Mark Jenkinson will visit the Spa next Tuesday to be presented with a commendation by borough mayor Hazel Lynskey.
Cllr Lynskey explains: "Last year, during the first lockdown, I asked residents to support my initiative in recognising the amazing, selfless work of so many during the extraordinary times we were experiencing to give personal recognition to individuals, households, groups or organisations who had gone that extra mile."
Mark, an emergency-care assistant with Yorkshire Ambulance Service, has been a volunteer on the all-weather Shannon lifeboat for four years.
Last year, the tables were dramatically turned on him when he caught coronavirus and suddenly found himself on the receiving end of the NHS.
His symptoms included a high temperature, a persistent cough, lethargy, the loss of his sense of taste and smell, and he felt as if he couldn't get enough air in his lungs.
He was treated at Scarborough Hospital's A&E department and was out of action, in quarantine, until 3 June, when he returned to work and resumed his lifeboat duties, on call.
As a result, Mark's plasma developed the antibodies which fight the virus and he was asked by the NHS blood centre to donate some.
He said: "I went to Leeds to donate convalescent plasma in the hope of helping others suffering from Covid-19."
Mark added that he didn't know who had nominated him for the award, except that it was one of his Facebook friends.
Two more callouts on busy Tuesday
Posted Wednesday 12 May 2021 05:12 pm
Two nocturnal shouts took Scarborough RNLI's tally to four in a day yesterday.

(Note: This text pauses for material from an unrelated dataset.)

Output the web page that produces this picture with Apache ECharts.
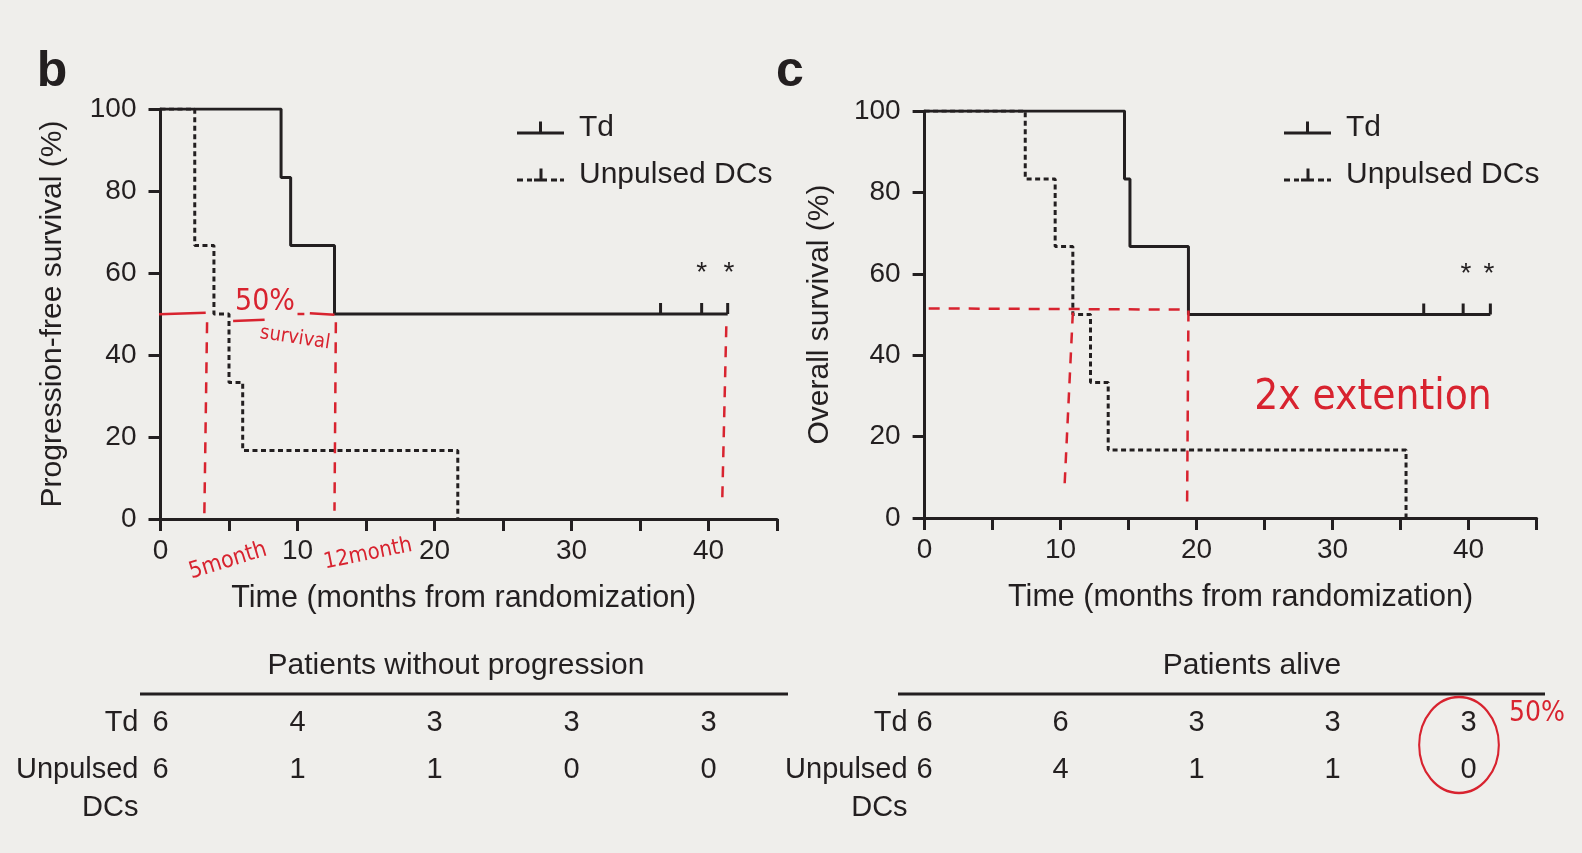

The inshore lifeboat, with a crew of three each time, launched at about 10pm and 11pm.
The boat returned to the station at about 10.45pm and 11.30pm respectively and made ready for service. The photo was taken by crew member Lucy Collins.

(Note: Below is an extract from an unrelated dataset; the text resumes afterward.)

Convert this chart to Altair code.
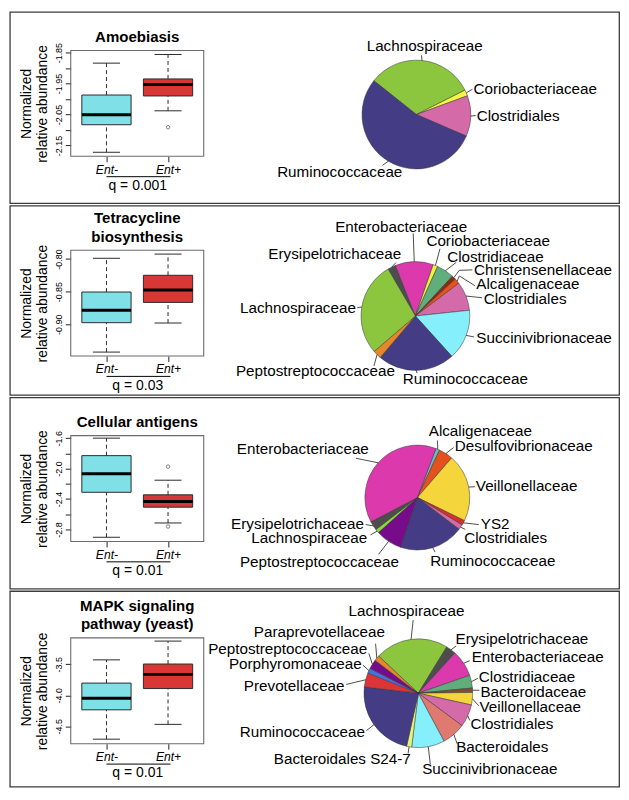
import math
import altair as alt
import pandas as pd

# ---------------- data: box plots ----------------
panel_titles = [["Amoebiasis"], ["Tetracycline", "biosynthesis"],
                ["Cellular antigens"], ["MAPK signaling", "pathway (yeast)"]]
q_values = ["q = 0.001", "q = 0.03", "q = 0.01", "q = 0.01"]
groups = ["Ent-", "Ent+"]
group_pos = [1, 2]
box_fill = ["#7fe0e7", "#d93636"]

whisk_lo = [[-2.172, -2.038], [-0.9425, -0.898], [-2.903, -2.715], [-4.708, -4.469]]
q1s = [[-2.083, -1.990], [-0.8975, -0.8665], [-2.312, -2.507], [-4.234, -3.891]]
medians = [[-2.051, -1.953], [-0.8786, -0.8476], [-2.069, -2.434], [-4.047, -3.662]]
q3s = [[-1.987, -1.935], [-0.8506, -0.8250], [-1.830, -2.345], [-3.803, -3.495]]
whisk_hi = [[-1.884, -1.856], [-0.799, -0.7926], [-1.600, -2.153], [-3.428, -3.125]]
outlier_group = [[2], [], [2, 2], []]
outlier_value = [[-2.091], [], [-1.974, -2.762], []]

y_domains = [[-2.185, -1.843], [-0.9485, -0.7866], [-2.958, -1.567], [-4.781, -3.073]]
y_ticks = [[-2.15, -2.10, -2.05, -2.00, -1.95, -1.90, -1.85],
           [-0.90, -0.85, -0.80],
           [-2.8, -2.6, -2.4, -2.2, -2.0, -1.8, -1.6],
           [-4.5, -4.0, -3.5]]
y_tick_labels = [[-2.15, -2.05, -1.95, -1.85], [-0.90, -0.85, -0.80],
                 [-2.8, -2.4, -2.0, -1.6], [-4.5, -4.0, -3.5]]
y_label_fmt = [".2f", ".2f", ".1f", ".1f"]

# ---------------- data: pies (clockwise order) ----------------
pie_names = [
    ["Lachnospiraceae", "Coriobacteriaceae", "Clostridiales", "Ruminococcaceae"],
    ["Erysipelotrichaceae", "Enterobacteriaceae", "Coriobacteriaceae", "Clostridiaceae",
     "Christensenellaceae", "Alcaligenaceae", "Clostridiales", "Succinivibrionaceae",
     "Ruminococcaceae", "Peptostreptococcaceae", "Lachnospiraceae"],
    ["Alcaligenaceae", "Desulfovibrionaceae", "Veillonellaceae", "YS2", "Clostridiales",
     "Ruminococcaceae", "Peptostreptococcaceae", "Lachnospiraceae", "Erysipelotrichaceae",
     "Enterobacteriaceae"],
    ["Lachnospiraceae", "Erysipelotrichaceae", "Enterobacteriaceae", "Clostridiaceae",
     "Bacteroidaceae", "Veillonellaceae", "Clostridiales", "Bacteroidales",
     "Succinivibrionaceae", "Bacteroidales S24-7", "Ruminococcaceae", "Prevotellaceae",
     "Porphyromonaceae", "Peptostreptococcaceae", "Paraprevotellaceae"],
]
pie_shares = [
    [31.9, 1.8, 12.1, 54.2],
    [2.4, 11.3, 1.4, 5.2, 1.2, 1.6, 8.6, 15.0, 22.9, 2.5, 27.9],
    [1.2, 4.4, 20.9, 1.5, 1.6, 19.8, 8.2, 1.2, 2.8, 38.4],
    [21.8, 3.0, 7.9, 3.8, 1.3, 3.7, 6.7, 7.0, 9.8, 1.5, 23.4, 4.2, 1.5, 2.8, 1.6],
]
pie_colors = [
    ["#8cc63f", "#f5f542", "#d46aa7", "#443d85"],
    ["#4d4d4d", "#dc3aac", "#f2f23c", "#5fae7b", "#8a2a12", "#e8501c", "#d46aa7",
     "#85f0fc", "#443d85", "#e8862a", "#8cc63f"],
    ["#6fb8bf", "#e4511e", "#f5d53c", "#d9302a", "#d46aa7", "#443d85", "#760c8a",
     "#8ad63c", "#4d4d4d", "#dc3aac"],
    ["#8cc63f", "#4d4d4d", "#dc3aac", "#5fae7b", "#8b4a2a", "#f5d53c", "#d46aa7",
     "#e07a70", "#85f0fc", "#e6f57a", "#443d85", "#dc3538", "#4a6fe0", "#760c8a",
     "#e8862a"],
]
pie_start_deg = [308.5, 329.8, 20.7, 313.1]

# ---------------- annotation placement of pie labels (pie-radius units) ----------------
# (text x, text y, anchor, leader end x, leader end y[, leader bend x, bend y])
pie_label_layout = [
    [(0.152, 1.268, "center", 0.095, 1.089),
     (1.05, 0.475, "left", 1.03, 0.466),
     (1.11, -0.02, "left", 1.09, -0.018),
     (-1.41, -1.054, "center", -0.625, -0.934)],
    [(-0.262, 1.134, "right", -0.357, 0.982),
     (-0.262, 1.629, "center", -0.041, 1.521),
     (0.202, 1.371, "left", 0.452, 1.236),
     (0.584, 1.093, "left", 0.75, 0.986),
     (1.077, 0.853, "left", 1.048, 0.848, 0.807, 0.841),
     (1.12, 0.58, "left", 1.095, 0.557, 0.809, 0.736),
     (1.255, 0.318, "left", 1.227, 0.336),
     (1.12, -0.396, "left", 1.077, -0.384),
     (-0.232, -1.157, "left", 0.03, -1.05),
     (-1.839, -1.009, "center", -0.763, -0.92),
     (-1.095, 0.152, "right", -1.07, 0.152)],
    [(0.217, 1.263, "left", 0.383, 1.089),
     (0.715, 0.978, "left", 0.691, 0.954),
     (1.115, 0.213, "left", 1.098, 0.207),
     (1.21, -0.504, "left", 1.172, -0.515),
     (0.894, -0.763, "left", 0.913, -0.607),
     (0.247, -1.207, "left", 0.339, -1.041),
     (-1.867, -1.226, "center", -0.741, -1.083),
     (-0.957, -0.763, "right", -0.894, -0.713),
     (-1.019, -0.504, "right", -0.987, -0.515),
     (-0.926, 0.917, "right", -1.172, 0.75)],
    [(-0.218, 1.505, "center", -0.095, 1.345),
     (0.684, 1.005, "left", 0.696, 0.87),
     (0.982, 0.661, "left", 0.946, 0.598),
     (1.113, 0.304, "left", 1.095, 0.273),
     (1.143, 0.018, "left", 1.125, 0.054),
     (1.125, -0.262, "left", 1.113, -0.232),
     (0.96, -0.559, "left", 0.946, -0.5),
     (0.696, -0.988, "left", 0.714, -0.929),
     (0.071, -1.393, "left", 0.22, -1.304),
     (-0.138, -1.214, "right", -0.188, -1.107),
     (-0.982, -0.709, "right", -0.955, -0.688),
     (-1.357, 0.136, "right", -1.327, 0.161),
     (-1.041, 0.53, "right", -1.018, 0.518),
     (-0.94, 0.82, "right", -0.91, 0.732),
     (-0.613, 1.134, "right", -0.786, 0.911)],
]

# ---------------- layout (reference pixels, scaled by S) ----------------
S = 0.975
FONT = "Liberation Sans"
FRAME_LEFT = 63.0
FRAME_W = 137.0
FRAME_H = 109.0
frame_tops = [40.0, 245.7, 436.7, 645.0]
row_borders = [(0.5, 197.5), (200.0, 395.0), (397.5, 594.5), (597.0, 798.5)]
BORDER_X = (0.5, 628.0)
pie_centers = [(419, 106), (418, 313.5), (420, 500.5), (421, 702)]
pie_radii = [56, 56, 54, 56]
BOX_HALF = 0.4
CAP_HALF = 0.22
TITLE_LH = 18.5

W = FRAME_W * S
H = FRAME_H * S
Y0 = frame_tops[0]
VIEW_H = 1   # every mark is placed through explicit scale ranges


def px_x(xref):
    return (xref - FRAME_LEFT) * S


def px_y(yref):
    return (yref - Y0) * S


def label_expr(values, labels):
    parts = [f"abs(datum.value - ({v})) < 1e-9 ? '{l}'" for v, l in zip(values, labels)]
    return " : ".join(parts) + " : ''"


one = pd.DataFrame({"k": [0]})
layers = []

for k in range(4):
    ft = px_y(frame_tops[k])
    fb = ft + H

    # ---------- row border ----------
    bt, bb = row_borders[k]
    layers.append(alt.Chart(one).mark_rect(fillOpacity=0, stroke="#3c3c3c", strokeWidth=1.3).encode(
        x=alt.value(px_x(BORDER_X[0])), x2=alt.value(px_x(BORDER_X[1])),
        y=alt.value(px_y(bt)), y2=alt.value(px_y(bb))))

    # ---------- box plot ----------
    box_df = pd.DataFrame({
        "group": groups, "pos": group_pos, "lo": whisk_lo[k], "q1": q1s[k],
        "med": medians[k], "q3": q3s[k], "hi": whisk_hi[k], "fill": box_fill,
    })
    xs = alt.Scale(domain=[0.42, 2.58], range=[0, W], nice=False, zero=False)
    ys = alt.Scale(domain=y_domains[k], range=[fb, ft], nice=False, zero=False)
    x_axis = alt.Axis(
        orient="bottom", offset=fb - VIEW_H,
        values=group_pos, labelExpr=label_expr(group_pos, groups),
        labelFontStyle="italic", labelFontSize=12.2, labelColor="black", labelFont=FONT,
        labelPadding=1.5, tickSize=5.5, tickColor="#222", domain=False, grid=False,
        title=q_values[k], titleFontSize=14, titleFontWeight="normal", titleColor="black",
        titleFont=FONT, titlePadding=3,
    )
    y_axis = alt.Axis(
        orient="left",
        values=y_ticks[k],
        labelExpr=label_expr(y_tick_labels[k], [format(v, y_label_fmt[k]) for v in y_tick_labels[k]]),
        labelAngle=270, labelAlign="center", labelBaseline="bottom", labelFontSize=9,
        labelColor="black", labelFont=FONT, labelPadding=1.5, tickSize=5.5, tickColor="#222",
        domain=False, grid=False, title=["Normalized", "relative abundance"],
        titleFontSize=14, titleFontWeight="normal", titleColor="black", titleFont=FONT,
        titlePadding=5, titleLineHeight=16.5,
    )
    bbase = alt.Chart(box_df).transform_calculate(
        left=f"datum.pos - {BOX_HALF}", right=f"datum.pos + {BOX_HALF}",
        capl=f"datum.pos - {CAP_HALF}", capr=f"datum.pos + {CAP_HALF}",
    )
    xn = dict(scale=xs, axis=None)
    yn = dict(scale=ys, axis=None)
    layers.append(bbase.mark_rect(stroke="#2b2b2b", strokeWidth=1).encode(
        x=alt.X("left:Q", scale=xs, axis=x_axis), x2="right:Q",
        y=alt.Y("q1:Q", scale=ys, axis=y_axis), y2="q3:Q",
        fill=alt.Fill("fill:N", scale=None)))
    layers.append(bbase.mark_rule(color="#2b2b2b", strokeWidth=1, strokeDash=[4, 3]).encode(
        x=alt.X("pos:Q", **xn), y=alt.Y("q3:Q", **yn), y2="hi:Q"))
    layers.append(bbase.mark_rule(color="#2b2b2b", strokeWidth=1, strokeDash=[4, 3]).encode(
        x=alt.X("pos:Q", **xn), y=alt.Y("lo:Q", **yn), y2="q1:Q"))
    layers.append(bbase.mark_rule(color="#2b2b2b", strokeWidth=1).encode(
        x=alt.X("capl:Q", **xn), x2="capr:Q", y=alt.Y("hi:Q", **yn)))
    layers.append(bbase.mark_rule(color="#2b2b2b", strokeWidth=1).encode(
        x=alt.X("capl:Q", **xn), x2="capr:Q", y=alt.Y("lo:Q", **yn)))
    layers.append(bbase.mark_rule(color="black", strokeWidth=3).encode(
        x=alt.X("left:Q", **xn), x2="right:Q", y=alt.Y("med:Q", **yn)))
    if outlier_value[k]:
        out_df = pd.DataFrame({"pos": outlier_group[k], "value": outlier_value[k]})
        layers.append(alt.Chart(out_df).mark_point(
            filled=False, size=12, strokeWidth=0.8, color="#222").encode(
            x=alt.X("pos:Q", **xn), y=alt.Y("value:Q", **yn)))
    br_df = pd.DataFrame({"x1": [group_pos[0]], "x2": [group_pos[-1]]})
    layers.append(alt.Chart(br_df).transform_calculate(x2e="datum.x2 + 0.04").mark_rule(
        color="black", strokeWidth=1).encode(
        x=alt.X("x1:Q", **xn), x2="x2e:Q", y=alt.value(fb + 21 * S)))
    layers.append(alt.Chart(one).mark_rect(fillOpacity=0, stroke="#6b6b6b", strokeWidth=1.1).encode(
        x=alt.value(0), x2=alt.value(W), y=alt.value(ft), y2=alt.value(fb)))
    n_lines = len(panel_titles[k])
    layers.append(alt.Chart(one).mark_text(
        text=panel_titles[k], fontSize=15.1, fontWeight="bold", font=FONT, align="center",
        baseline="bottom", lineHeight=TITLE_LH, color="black").encode(
        x=alt.value(W / 2), y=alt.value(ft - 5.5 - TITLE_LH * (n_lines - 1))))

    # ---------- pie ----------
    R = pie_radii[k] * S
    cx = px_x(pie_centers[k][0])
    cy = px_y(pie_centers[k][1])
    pxs = alt.Scale(domain=[-1, 1], range=[cx - R, cx + R], nice=False, zero=False)
    pys = alt.Scale(domain=[-1, 1], range=[cy + R, cy - R], nice=False, zero=False)
    lay = pie_label_layout[k]
    n = len(pie_names[k])
    pie_df = pd.DataFrame({
        "name": pie_names[k], "share": pie_shares[k], "color": pie_colors[k],
        "idx": list(range(n)),
        "tx": [l[0] for l in lay], "ty": [l[1] for l in lay], "anchor": [l[2] for l in lay],
        "ex": [l[3] for l in lay], "ey": [l[4] for l in lay],
        "mx": [l[5] if len(l) > 5 else l[3] for l in lay],
        "my": [l[6] if len(l) > 5 else l[4] for l in lay],
    })
    st = math.radians(pie_start_deg[k])
    pbase = alt.Chart(pie_df).transform_window(
        cum="sum(share)", sort=[alt.SortField("idx")]
    ).transform_joinaggregate(total="sum(share)").transform_calculate(
        t1=f"{st} + 2*PI*datum.cum/datum.total",
        t0=f"{st} + 2*PI*(datum.cum - datum.share)/datum.total",
        zero="0",
    ).transform_calculate(mid="(datum.t0 + datum.t1)/2").transform_calculate(
        sx="sin(datum.mid)", sy="cos(datum.mid)")
    pxn = dict(scale=pxs, axis=None)
    pyn = dict(scale=pys, axis=None)
    layers.append(pbase.mark_arc(radius=R, stroke="#333333", strokeWidth=0.5).encode(
        x=alt.X("zero:Q", **pxn), y=alt.Y("zero:Q", **pyn),
        theta=alt.Theta("t0:Q", scale=None), theta2=alt.Theta2("t1"),
        fill=alt.Fill("color:N", scale=None)))
    layers.append(pbase.mark_rule(color="#222", strokeWidth=0.8).encode(
        x=alt.X("sx:Q", **pxn), y=alt.Y("sy:Q", **pyn), x2="mx:Q", y2="my:Q"))
    layers.append(pbase.mark_rule(color="#222", strokeWidth=0.8).encode(
        x=alt.X("mx:Q", **pxn), y=alt.Y("my:Q", **pyn), x2="ex:Q", y2="ey:Q"))
    for al in ["left", "right", "center"]:
        if al in [l[2] for l in lay]:
            layers.append(
                pbase.transform_filter(f"datum.anchor == '{al}'").mark_text(
                    align=al, baseline="middle", fontSize=15.3, font=FONT, color="black").encode(
                    x=alt.X("tx:Q", **pxn), y=alt.Y("ty:Q", **pyn), text="name:N"))

chart = alt.layer(*layers).resolve_scale(
    x="independent", y="independent"
).properties(
    width=W, height=VIEW_H, padding=1,
    view=alt.ViewBackground(strokeWidth=0, stroke="transparent"),
).configure_view(strokeWidth=0, stroke="transparent").configure_axis(
    grid=False, domain=False).configure(font=FONT)

chart.save("out.html", embed_options={"renderer": "svg", "actions": False})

During the day, both lifeboats were launched to separate incidents.
Image by Lucy Collins
Two rescues on 11th May
Posted Tuesday 11 May 2021 05:45 pm
Scarborough RNLI has had two shouts today - so far.
The inshore lifeboat launched at about 10.30am when a yacht ran aground in the harbour mouth at low tide.
A potting boat rescued the one person aboard and the lifeboat's crew of three secured the yacht by attaching it to the pier and setting an anchor.
The yacht wasn't blocking the harbour entrance and refloated when the tide flooded.
The all-weather Shannon lifeboat launched at about 12.40pm to assist in a search for a missing person between Scalby Ness and Cloughton Wyke, just north of Scarborough.
The lifeboat, with a crew of six volunteers, spent about an hour and a half scouring the shoreline, along with two teams of coastguards and their helicopter.
The missing person was eventually found.
Photo by Erik Woolcott
ALB volunteers assist rescue of injured fisherman
Posted Saturday 01 May 2021 07:23 am
Scarborough lifeboat teamed up with the coastguard helicopter to rescue an injured crew member on a fishing vessel today.
By the time the all-weather lifeboat reached the scene, three miles out to sea, a paramedic was being winched from the helicopter down to the fishing boat.
At one point, it looked as if the crew member would be transferred to the lifeboat to be taken ashore. But the paramedic determined that the crew member could be taken ashore aboard the fishing boat.
It was the second of two shouts involving fishing boats by the lifeboat today. The first one involved an engine fire.